YOUR TASK
Quote all lines below exactly. Images stay out.

PROVIDED DATA
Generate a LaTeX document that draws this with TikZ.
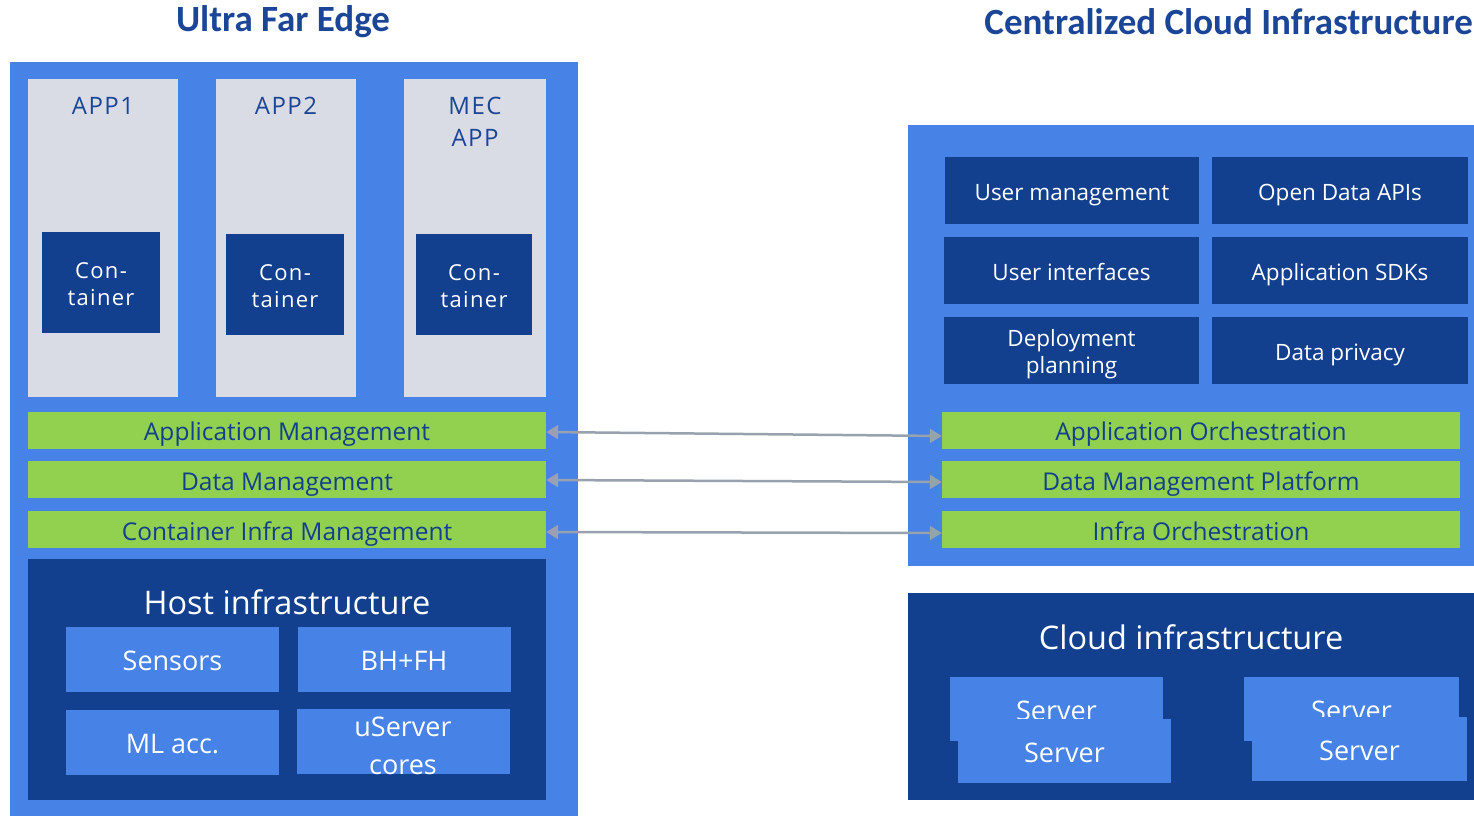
\documentclass[tikz,border=0pt]{standalone}
\usepackage{fontspec}
\setmainfont{Open Sans}
\newfontfamily\titlefont{Carlito}
\usepackage{xcolor}
\usetikzlibrary{arrows.meta,positioning}
\definecolor{midblue}{RGB}{71,130,230}
\definecolor{darkblue}{RGB}{18,63,142}
\definecolor{titleblue}{RGB}{27,69,150}
\definecolor{appgray}{RGB}{217,220,229}
\definecolor{mgmtgreen}{RGB}{146,208,80}
\definecolor{linkgray}{RGB}{152,161,174}

\begin{document}
\begin{tikzpicture}[
  x=1pt, y=-1pt,
  ctext/.style 2 args={text height=#1,text depth=#2},
  panel/.style={fill=midblue,inner sep=0pt},
  title/.style={text=titleblue,inner sep=0pt,anchor=base,font=\titlefont\bfseries\fontsize{37}{42}\selectfont},
  appbox/.style={fill=appgray,inner sep=0pt,minimum width=#1,minimum height=318pt},
  applbl/.style={ctext={24pt}{3pt},text=titleblue,align=center,inner sep=0pt,font=\fontsize{24}{32}\selectfont\addfontfeatures{LetterSpace=6}},
  ctr/.style={ctext={49pt}{2.6pt},fill=darkblue,text=white,align=center,inner sep=0pt,minimum width=#1,minimum height=101pt,font=\fontsize{22}{27}\selectfont\addfontfeatures{LetterSpace=6}},
  mgmt/.style={ctext={24.5pt}{3pt},fill=mgmtgreen,text=darkblue,inner sep=0pt,minimum width=518pt,minimum height=37pt,font=\fontsize{24.5}{28}\selectfont},
  dark/.style={fill=darkblue,inner sep=0pt},
  heading/.style={text=white,inner sep=0pt,anchor=base,font=\fontsize{32.5}{38}\selectfont},
  hw/.style={ctext={27pt}{3.2pt},fill=midblue,text=white,align=center,inner sep=0pt,minimum width=213pt,minimum height=65pt,font=\fontsize{27}{38}\selectfont},
  svc/.style={ctext={22.5pt}{2.7pt},fill=darkblue,text=white,align=center,inner sep=0pt,minimum width=#1,minimum height=67pt,font=\fontsize{22.5}{27}\selectfont},
  srv/.style={ctext={27pt}{3.2pt},fill=midblue,text=white,inner sep=0pt,minimum width=214pt,minimum height=64pt,font=\fontsize{27}{32}\selectfont},
  link/.style={draw=linkgray,line width=2.5pt,{Triangle[length=12pt,width=14pt]}-{Triangle[length=12pt,width=14pt]}}
]
\useasboundingbox (0,0) rectangle (1474,816);

\node[title] (ufe) at (283,32) {Ultra Far Edge};
\node[title,anchor=base east] (cci) at (1473,35) {Centralized Cloud Infrastructure};

\node[panel,minimum width=568pt,minimum height=754pt] (edge) at (294,439) {};
\node[appbox=150pt] (app1) at (103,238) {};
\node[appbox=140pt] (app2) at (286,238) {};
\node[appbox=142pt] (mec) at (475,238) {};
\node[applbl,below=11pt of app1.north] {APP1};
\node[applbl,below=11pt of app2.north] {APP2};
\node[applbl,text height=56pt,below=11pt of mec.north] {MEC\\APP};
\node[ctr=118pt] (c1) at (101,282) {Con-\\tainer};
\node[ctr=118pt] (c2) at (285,284) {Con-\\tainer};
\node[ctr=116pt] (c3) at (474,284) {Con-\\tainer};

\node[mgmt] (appmgmt) at (287,430) {Application Management};
\node[mgmt] (datamgmt) at (287,479.5) {Data Management};
\node[mgmt] (infmgmt) at (287,529.5) {Container Infra Management};

\node[dark,minimum width=518pt,minimum height=241pt] (host) at (287,679.5) {};
\node[heading] at ([yshift=-56pt]host.north) {Host infrastructure};
\node[hw] (sens) at (172.5,659) {Sensors};
\node[hw] (bhfh) at (404,659) {BH+FH};
\node[hw] (mlacc) at (172.5,742) {ML acc.};
\node[hw,text height=65pt,text depth=-2pt] (userv) at (403,741.5) {uServer\\cores};

\node[panel,minimum width=566pt,minimum height=441pt] (cloud) at (1191,345.5) {};
\node[svc=254pt] (usrmgmt) at (1072,190.5) {User management};
\node[svc=256pt] (odapi) at (1340,190.5) {Open Data APIs};
\node[svc=255pt] (ui) at (1071.5,270.5) {User interfaces};
\node[svc=256pt] (sdk) at (1340,270.5) {Application SDKs};
\node[svc=255pt,text height=49.5pt] (deploy) at (1071.5,350.5) {Deployment\\planning};
\node[svc=256pt] (privacy) at (1340,350.5) {Data privacy};

\node[mgmt] (apporch) at (1201,430) {Application Orchestration};
\node[mgmt] (dmp) at (1201,479.5) {Data Management Platform};
\node[mgmt] (inforch) at (1201,529.5) {Infra Orchestration};

\node[dark,minimum width=566pt,minimum height=207pt] (cinfra) at (1191,696.5) {};
\node[heading] at ([yshift=-57pt]cinfra.north) {Cloud infrastructure};
\node[srv,minimum width=213pt] (srv1) at (1056.5,709) {Server};
\node[srv,minimum width=213pt] (srv2) at (1064.5,751) {Server};
\node[srv,minimum width=215pt] (srv3) at (1351.5,709) {Server};
\node[srv,minimum width=215pt] (srv4) at (1359.5,749) {Server};

\draw[link] ([yshift=-2pt]appmgmt.east) -- ([yshift=-6pt]apporch.west);
\draw[link] ([yshift=-0.5pt]datamgmt.east) -- ([yshift=-2.5pt]dmp.west);
\draw[link] ([yshift=-2.5pt]infmgmt.east) -- ([yshift=-3.5pt]inforch.west);
\end{tikzpicture}
\end{document}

CORRECT OUTPUT
Generate a LaTeX document that draws this with TikZ.
\documentclass[tikz,border=0pt]{standalone}
\usepackage{fontspec}
\setmainfont{Open Sans}
\newfontfamily\titlefont{Carlito}
\usepackage{xcolor}
\usetikzlibrary{arrows.meta,positioning}
\definecolor{midblue}{RGB}{71,130,230}
\definecolor{darkblue}{RGB}{18,63,142}
\definecolor{titleblue}{RGB}{27,69,150}
\definecolor{appgray}{RGB}{217,220,229}
\definecolor{mgmtgreen}{RGB}{146,208,80}
\definecolor{linkgray}{RGB}{152,161,174}

\begin{document}
\begin{tikzpicture}[
  x=1pt, y=-1pt,
  ctext/.style 2 args={text height=#1,text depth=#2},
  panel/.style={fill=midblue,inner sep=0pt},
  title/.style={text=titleblue,inner sep=0pt,anchor=base,font=\titlefont\bfseries\fontsize{37}{42}\selectfont},
  appbox/.style={fill=appgray,inner sep=0pt,minimum width=#1,minimum height=318pt},
  applbl/.style={ctext={24pt}{3pt},text=titleblue,align=center,inner sep=0pt,font=\fontsize{24}{32}\selectfont\addfontfeatures{LetterSpace=6}},
  ctr/.style={ctext={49pt}{2.6pt},fill=darkblue,text=white,align=center,inner sep=0pt,minimum width=#1,minimum height=101pt,font=\fontsize{22}{27}\selectfont\addfontfeatures{LetterSpace=6}},
  mgmt/.style={ctext={24.5pt}{3pt},fill=mgmtgreen,text=darkblue,inner sep=0pt,minimum width=518pt,minimum height=37pt,font=\fontsize{24.5}{28}\selectfont},
  dark/.style={fill=darkblue,inner sep=0pt},
  heading/.style={text=white,inner sep=0pt,anchor=base,font=\fontsize{32.5}{38}\selectfont},
  hw/.style={ctext={27pt}{3.2pt},fill=midblue,text=white,align=center,inner sep=0pt,minimum width=213pt,minimum height=65pt,font=\fontsize{27}{38}\selectfont},
  svc/.style={ctext={22.5pt}{2.7pt},fill=darkblue,text=white,align=center,inner sep=0pt,minimum width=#1,minimum height=67pt,font=\fontsize{22.5}{27}\selectfont},
  srv/.style={ctext={27pt}{3.2pt},fill=midblue,text=white,inner sep=0pt,minimum width=214pt,minimum height=64pt,font=\fontsize{27}{32}\selectfont},
  link/.style={draw=linkgray,line width=2.5pt,{Triangle[length=12pt,width=14pt]}-{Triangle[length=12pt,width=14pt]}}
]
\useasboundingbox (0,0) rectangle (1474,816);

\node[title] (ufe) at (283,32) {Ultra Far Edge};
\node[title,anchor=base east] (cci) at (1473,35) {Centralized Cloud Infrastructure};

\node[panel,minimum width=568pt,minimum height=754pt] (edge) at (294,439) {};
\node[appbox=150pt] (app1) at (103,238) {};
\node[appbox=140pt] (app2) at (286,238) {};
\node[appbox=142pt] (mec) at (475,238) {};
\node[applbl,below=11pt of app1.north] {APP1};
\node[applbl,below=11pt of app2.north] {APP2};
\node[applbl,text height=56pt,below=11pt of mec.north] {MEC\\APP};
\node[ctr=118pt] (c1) at (101,282) {Con-\\tainer};
\node[ctr=118pt] (c2) at (285,284) {Con-\\tainer};
\node[ctr=116pt] (c3) at (474,284) {Con-\\tainer};

\node[mgmt] (appmgmt) at (287,430) {Application Management};
\node[mgmt] (datamgmt) at (287,479.5) {Data Management};
\node[mgmt] (infmgmt) at (287,529.5) {Container Infra Management};

\node[dark,minimum width=518pt,minimum height=241pt] (host) at (287,679.5) {};
\node[heading] at ([yshift=-56pt]host.north) {Host infrastructure};
\node[hw] (sens) at (172.5,659) {Sensors};
\node[hw] (bhfh) at (404,659) {BH+FH};
\node[hw] (mlacc) at (172.5,742) {ML acc.};
\node[hw,text height=65pt,text depth=-2pt] (userv) at (403,741.5) {uServer\\cores};

\node[panel,minimum width=566pt,minimum height=441pt] (cloud) at (1191,345.5) {};
\node[svc=254pt] (usrmgmt) at (1072,190.5) {User management};
\node[svc=256pt] (odapi) at (1340,190.5) {Open Data APIs};
\node[svc=255pt] (ui) at (1071.5,270.5) {User interfaces};
\node[svc=256pt] (sdk) at (1340,270.5) {Application SDKs};
\node[svc=255pt,text height=49.5pt] (deploy) at (1071.5,350.5) {Deployment\\planning};
\node[svc=256pt] (privacy) at (1340,350.5) {Data privacy};

\node[mgmt] (apporch) at (1201,430) {Application Orchestration};
\node[mgmt] (dmp) at (1201,479.5) {Data Management Platform};
\node[mgmt] (inforch) at (1201,529.5) {Infra Orchestration};

\node[dark,minimum width=566pt,minimum height=207pt] (cinfra) at (1191,696.5) {};
\node[heading] at ([yshift=-57pt]cinfra.north) {Cloud infrastructure};
\node[srv,minimum width=213pt] (srv1) at (1056.5,709) {Server};
\node[srv,minimum width=213pt] (srv2) at (1064.5,751) {Server};
\node[srv,minimum width=215pt] (srv3) at (1351.5,709) {Server};
\node[srv,minimum width=215pt] (srv4) at (1359.5,749) {Server};

\draw[link] ([yshift=-2pt]appmgmt.east) -- ([yshift=-6pt]apporch.west);
\draw[link] ([yshift=-0.5pt]datamgmt.east) -- ([yshift=-2.5pt]dmp.west);
\draw[link] ([yshift=-2.5pt]infmgmt.east) -- ([yshift=-3.5pt]inforch.west);
\end{tikzpicture}
\end{document}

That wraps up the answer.